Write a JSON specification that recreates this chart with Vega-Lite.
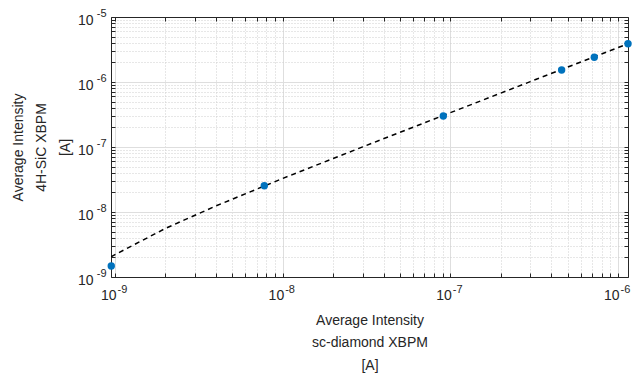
{
  "$schema": "https://vega.github.io/schema/vega-lite/v6.json",
  "autosize": "none",
  "width": 517,
  "height": 260,
  "padding": {"left": 111, "top": 17, "right": 7, "bottom": 99},
  "background": "white",
  "config": {
    "font": "Liberation Sans",
    "view": {"stroke": null},
    "axis": {
      "domainColor": "#262626",
      "domainWidth": 1,
      "tickColor": "#262626",
      "tickWidth": 1,
      "labelColor": "#262626",
      "labelFont": "Liberation Sans",
      "labelFontSize": 14,
      "titleFont": "Liberation Sans",
      "titleFontSize": 14,
      "titleFontWeight": "normal",
      "titleColor": "#262626",
      "labelOverlap": false,
      "labelFlush": false,
      "labelBound": false
    }
  },
  "datasets": {
    "measured": [
      {"sc_diamond": 9.5e-10, "sic": 1.48e-9},
      {"sc_diamond": 7.77e-9, "sic": 2.54e-8},
      {"sc_diamond": 9.08e-8, "sic": 3.0e-7},
      {"sc_diamond": 4.61e-7, "sic": 1.53e-6},
      {"sc_diamond": 7.22e-7, "sic": 2.4e-6},
      {"sc_diamond": 1.147e-6, "sic": 3.88e-6}
    ],
    "fit": [
      {"sc_diamond": 9.465e-10, "sic": 2.05e-9},
      {"sc_diamond": 2e-9, "sic": 5.6e-9},
      {"sc_diamond": 4e-9, "sic": 1.24e-8},
      {"sc_diamond": 1e-8, "sic": 3.28e-8},
      {"sc_diamond": 3e-8, "sic": 1.005e-7},
      {"sc_diamond": 1e-7, "sic": 3.37e-7},
      {"sc_diamond": 3e-7, "sic": 1.014e-6},
      {"sc_diamond": 1.147e-6, "sic": 3.88e-6}
    ]
  },
  "layer": [
    {
      "data": {"name": "fit"},
      "mark": {"type": "line", "color": "black", "strokeWidth": 1.5, "strokeDash": [5, 4], "clip": true},
      "encoding": {
        "x": {
          "field": "sc_diamond", "type": "quantitative",
          "scale": {"type": "log", "domain": [9.465e-10, 1.147e-6], "nice": false},
          "axis": {
            "orient": "bottom",
            "values": [1e-9,2e-9,3e-9,4e-9,5e-9,6e-9,7e-9,8e-9,9e-9,1e-8,2e-8,3e-8,4e-8,5e-8,6e-8,7e-8,8e-8,9e-8,1e-7,2e-7,3e-7,4e-7,5e-7,6e-7,7e-7,8e-7,9e-7,1e-6],
            "labelExpr": "abs(log(datum.value)/LN10 - round(log(datum.value)/LN10)) < 0.01 ? '10' : ''",
            "labelAlign": "right",
            "labelOffset": 1,
            "labelBaseline": "top",
            "tickSize": -4,
            "labelPadding": 15,
            "grid": true,
            "gridColor": {"condition": {"test": "abs(log(datum.value)/LN10 - round(log(datum.value)/LN10)) < 0.01", "value": "#dedede"}, "value": "#cfcfcf"},
            "gridDash": {"condition": {"test": "abs(log(datum.value)/LN10 - round(log(datum.value)/LN10)) < 0.01", "value": []}, "value": [1, 2]},
            "title": ["Average Intensity", "sc-diamond XBPM", "[A]"],
            "titleBaseline": "top",
            "titleAlign": "center",
            "titleX": 258.5,
            "titleY": 36,
            "titleLineHeight": 22.5
          }
        },
        "y": {
          "field": "sic", "type": "quantitative",
          "scale": {"type": "log", "domain": [1e-9, 1e-5], "nice": false},
          "axis": {
            "orient": "left",
            "values": [1e-9,2e-9,3e-9,4e-9,5e-9,6e-9,7e-9,8e-9,9e-9,1e-8,2e-8,3e-8,4e-8,5e-8,6e-8,7e-8,8e-8,9e-8,1e-7,2e-7,3e-7,4e-7,5e-7,6e-7,7e-7,8e-7,9e-7,1e-6,2e-6,3e-6,4e-6,5e-6,6e-6,7e-6,8e-6,9e-6,1e-5],
            "labelExpr": "abs(log(datum.value)/LN10 - round(log(datum.value)/LN10)) < 0.01 ? '10' : ''",
            "labelAlign": "right",
            "labelBaseline": "middle",
            "labelOffset": 3,
            "tickSize": -4,
            "labelPadding": 22,
            "grid": true,
            "gridColor": {"condition": {"test": "abs(log(datum.value)/LN10 - round(log(datum.value)/LN10)) < 0.01", "value": "#dedede"}, "value": "#cfcfcf"},
            "gridDash": {"condition": {"test": "abs(log(datum.value)/LN10 - round(log(datum.value)/LN10)) < 0.01", "value": []}, "value": [1, 2]},
            "title": null
          }
        }
      }
    },
    {
      "data": {"name": "measured"},
      "mark": {"type": "point", "shape": "circle", "filled": true, "color": "#0072BD", "opacity": 1, "size": 55, "clip": false},
      "encoding": {
        "x": {
          "field": "sc_diamond", "type": "quantitative",
          "scale": {"type": "log", "domain": [9.465e-10, 1.147e-6], "nice": false},
          "axis": {
            "orient": "top",
            "values": [1e-9,2e-9,3e-9,4e-9,5e-9,6e-9,7e-9,8e-9,9e-9,1e-8,2e-8,3e-8,4e-8,5e-8,6e-8,7e-8,8e-8,9e-8,1e-7,2e-7,3e-7,4e-7,5e-7,6e-7,7e-7,8e-7,9e-7,1e-6],
            "labels": false,
            "grid": false,
            "tickSize": -4,
            "title": null
          }
        },
        "y": {
          "field": "sic", "type": "quantitative",
          "scale": {"type": "log", "domain": [1e-9, 1e-5], "nice": false},
          "axis": {
            "orient": "right",
            "values": [1e-9,2e-9,3e-9,4e-9,5e-9,6e-9,7e-9,8e-9,9e-9,1e-8,2e-8,3e-8,4e-8,5e-8,6e-8,7e-8,8e-8,9e-8,1e-7,2e-7,3e-7,4e-7,5e-7,6e-7,7e-7,8e-7,9e-7,1e-6,2e-6,3e-6,4e-6,5e-6,6e-6,7e-6,8e-6,9e-6,1e-5],
            "labels": false,
            "grid": false,
            "tickSize": -4,
            "title": null
          }
        }
      }
    },
    {
      "data": {"name": "measured"},
      "mark": {"type": "point", "opacity": 0},
      "encoding": {
        "x": {
          "field": "sc_diamond", "type": "quantitative",
          "scale": {"type": "log", "domain": [9.465e-10, 1.147e-6], "nice": false},
          "axis": {
            "orient": "bottom",
            "values": [1e-9, 1e-8, 1e-7, 1e-6],
            "labelExpr": "'-' + toString(-round(log(datum.value)/LN10))",
            "labelAlign": "left",
            "labelBaseline": "top",
            "labelOffset": 2,
            "labelPadding": 6,
            "labelFontSize": 11,
            "ticks": false,
            "domain": false,
            "grid": false,
            "title": null
          }
        },
        "y": {
          "field": "sic", "type": "quantitative",
          "scale": {"type": "log", "domain": [1e-9, 1e-5], "nice": false},
          "axis": {
            "orient": "left",
            "values": [1e-9, 1e-8, 1e-7, 1e-6, 1e-5],
            "labelExpr": "'-' + toString(-round(log(datum.value)/LN10))",
            "labelAlign": "right",
            "labelBaseline": "middle",
            "labelOffset": -4,
            "labelPadding": 5,
            "labelFontSize": 11,
            "ticks": false,
            "domain": false,
            "grid": false,
            "title": ["Average Intensity", "4H-SiC XBPM", "[A]"],
            "titleAngle": 270,
            "titleBaseline": "bottom",
            "titleAlign": "center",
            "titleX": -86,
            "titleY": 130,
            "titleLineHeight": 23.5
          }
        }
      }
    }
  ],
  "resolve": {"axis": {"x": "independent", "y": "independent"}}
}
*****
From the material above, reproduce everything verbatim except the pictures.

Write a JSON specification that recreates this chart with Vega-Lite.
{
  "$schema": "https://vega.github.io/schema/vega-lite/v6.json",
  "autosize": "none",
  "width": 517,
  "height": 260,
  "padding": {"left": 111, "top": 17, "right": 7, "bottom": 99},
  "background": "white",
  "config": {
    "font": "Liberation Sans",
    "view": {"stroke": null},
    "axis": {
      "domainColor": "#262626",
      "domainWidth": 1,
      "tickColor": "#262626",
      "tickWidth": 1,
      "labelColor": "#262626",
      "labelFont": "Liberation Sans",
      "labelFontSize": 14,
      "titleFont": "Liberation Sans",
      "titleFontSize": 14,
      "titleFontWeight": "normal",
      "titleColor": "#262626",
      "labelOverlap": false,
      "labelFlush": false,
      "labelBound": false
    }
  },
  "datasets": {
    "measured": [
      {"sc_diamond": 9.5e-10, "sic": 1.48e-9},
      {"sc_diamond": 7.77e-9, "sic": 2.54e-8},
      {"sc_diamond": 9.08e-8, "sic": 3.0e-7},
      {"sc_diamond": 4.61e-7, "sic": 1.53e-6},
      {"sc_diamond": 7.22e-7, "sic": 2.4e-6},
      {"sc_diamond": 1.147e-6, "sic": 3.88e-6}
    ],
    "fit": [
      {"sc_diamond": 9.465e-10, "sic": 2.05e-9},
      {"sc_diamond": 2e-9, "sic": 5.6e-9},
      {"sc_diamond": 4e-9, "sic": 1.24e-8},
      {"sc_diamond": 1e-8, "sic": 3.28e-8},
      {"sc_diamond": 3e-8, "sic": 1.005e-7},
      {"sc_diamond": 1e-7, "sic": 3.37e-7},
      {"sc_diamond": 3e-7, "sic": 1.014e-6},
      {"sc_diamond": 1.147e-6, "sic": 3.88e-6}
    ]
  },
  "layer": [
    {
      "data": {"name": "fit"},
      "mark": {"type": "line", "color": "black", "strokeWidth": 1.5, "strokeDash": [5, 4], "clip": true},
      "encoding": {
        "x": {
          "field": "sc_diamond", "type": "quantitative",
          "scale": {"type": "log", "domain": [9.465e-10, 1.147e-6], "nice": false},
          "axis": {
            "orient": "bottom",
            "values": [1e-9,2e-9,3e-9,4e-9,5e-9,6e-9,7e-9,8e-9,9e-9,1e-8,2e-8,3e-8,4e-8,5e-8,6e-8,7e-8,8e-8,9e-8,1e-7,2e-7,3e-7,4e-7,5e-7,6e-7,7e-7,8e-7,9e-7,1e-6],
            "labelExpr": "abs(log(datum.value)/LN10 - round(log(datum.value)/LN10)) < 0.01 ? '10' : ''",
            "labelAlign": "right",
            "labelOffset": 1,
            "labelBaseline": "top",
            "tickSize": -4,
            "labelPadding": 15,
            "grid": true,
            "gridColor": {"condition": {"test": "abs(log(datum.value)/LN10 - round(log(datum.value)/LN10)) < 0.01", "value": "#dedede"}, "value": "#cfcfcf"},
            "gridDash": {"condition": {"test": "abs(log(datum.value)/LN10 - round(log(datum.value)/LN10)) < 0.01", "value": []}, "value": [1, 2]},
            "title": ["Average Intensity", "sc-diamond XBPM", "[A]"],
            "titleBaseline": "top",
            "titleAlign": "center",
            "titleX": 258.5,
            "titleY": 36,
            "titleLineHeight": 22.5
          }
        },
        "y": {
          "field": "sic", "type": "quantitative",
          "scale": {"type": "log", "domain": [1e-9, 1e-5], "nice": false},
          "axis": {
            "orient": "left",
            "values": [1e-9,2e-9,3e-9,4e-9,5e-9,6e-9,7e-9,8e-9,9e-9,1e-8,2e-8,3e-8,4e-8,5e-8,6e-8,7e-8,8e-8,9e-8,1e-7,2e-7,3e-7,4e-7,5e-7,6e-7,7e-7,8e-7,9e-7,1e-6,2e-6,3e-6,4e-6,5e-6,6e-6,7e-6,8e-6,9e-6,1e-5],
            "labelExpr": "abs(log(datum.value)/LN10 - round(log(datum.value)/LN10)) < 0.01 ? '10' : ''",
            "labelAlign": "right",
            "labelBaseline": "middle",
            "labelOffset": 3,
            "tickSize": -4,
            "labelPadding": 22,
            "grid": true,
            "gridColor": {"condition": {"test": "abs(log(datum.value)/LN10 - round(log(datum.value)/LN10)) < 0.01", "value": "#dedede"}, "value": "#cfcfcf"},
            "gridDash": {"condition": {"test": "abs(log(datum.value)/LN10 - round(log(datum.value)/LN10)) < 0.01", "value": []}, "value": [1, 2]},
            "title": null
          }
        }
      }
    },
    {
      "data": {"name": "measured"},
      "mark": {"type": "point", "shape": "circle", "filled": true, "color": "#0072BD", "opacity": 1, "size": 55, "clip": false},
      "encoding": {
        "x": {
          "field": "sc_diamond", "type": "quantitative",
          "scale": {"type": "log", "domain": [9.465e-10, 1.147e-6], "nice": false},
          "axis": {
            "orient": "top",
            "values": [1e-9,2e-9,3e-9,4e-9,5e-9,6e-9,7e-9,8e-9,9e-9,1e-8,2e-8,3e-8,4e-8,5e-8,6e-8,7e-8,8e-8,9e-8,1e-7,2e-7,3e-7,4e-7,5e-7,6e-7,7e-7,8e-7,9e-7,1e-6],
            "labels": false,
            "grid": false,
            "tickSize": -4,
            "title": null
          }
        },
        "y": {
          "field": "sic", "type": "quantitative",
          "scale": {"type": "log", "domain": [1e-9, 1e-5], "nice": false},
          "axis": {
            "orient": "right",
            "values": [1e-9,2e-9,3e-9,4e-9,5e-9,6e-9,7e-9,8e-9,9e-9,1e-8,2e-8,3e-8,4e-8,5e-8,6e-8,7e-8,8e-8,9e-8,1e-7,2e-7,3e-7,4e-7,5e-7,6e-7,7e-7,8e-7,9e-7,1e-6,2e-6,3e-6,4e-6,5e-6,6e-6,7e-6,8e-6,9e-6,1e-5],
            "labels": false,
            "grid": false,
            "tickSize": -4,
            "title": null
          }
        }
      }
    },
    {
      "data": {"name": "measured"},
      "mark": {"type": "point", "opacity": 0},
      "encoding": {
        "x": {
          "field": "sc_diamond", "type": "quantitative",
          "scale": {"type": "log", "domain": [9.465e-10, 1.147e-6], "nice": false},
          "axis": {
            "orient": "bottom",
            "values": [1e-9, 1e-8, 1e-7, 1e-6],
            "labelExpr": "'-' + toString(-round(log(datum.value)/LN10))",
            "labelAlign": "left",
            "labelBaseline": "top",
            "labelOffset": 2,
            "labelPadding": 6,
            "labelFontSize": 11,
            "ticks": false,
            "domain": false,
            "grid": false,
            "title": null
          }
        },
        "y": {
          "field": "sic", "type": "quantitative",
          "scale": {"type": "log", "domain": [1e-9, 1e-5], "nice": false},
          "axis": {
            "orient": "left",
            "values": [1e-9, 1e-8, 1e-7, 1e-6, 1e-5],
            "labelExpr": "'-' + toString(-round(log(datum.value)/LN10))",
            "labelAlign": "right",
            "labelBaseline": "middle",
            "labelOffset": -4,
            "labelPadding": 5,
            "labelFontSize": 11,
            "ticks": false,
            "domain": false,
            "grid": false,
            "title": ["Average Intensity", "4H-SiC XBPM", "[A]"],
            "titleAngle": 270,
            "titleBaseline": "bottom",
            "titleAlign": "center",
            "titleX": -86,
            "titleY": 130,
            "titleLineHeight": 23.5
          }
        }
      }
    }
  ],
  "resolve": {"axis": {"x": "independent", "y": "independent"}}
}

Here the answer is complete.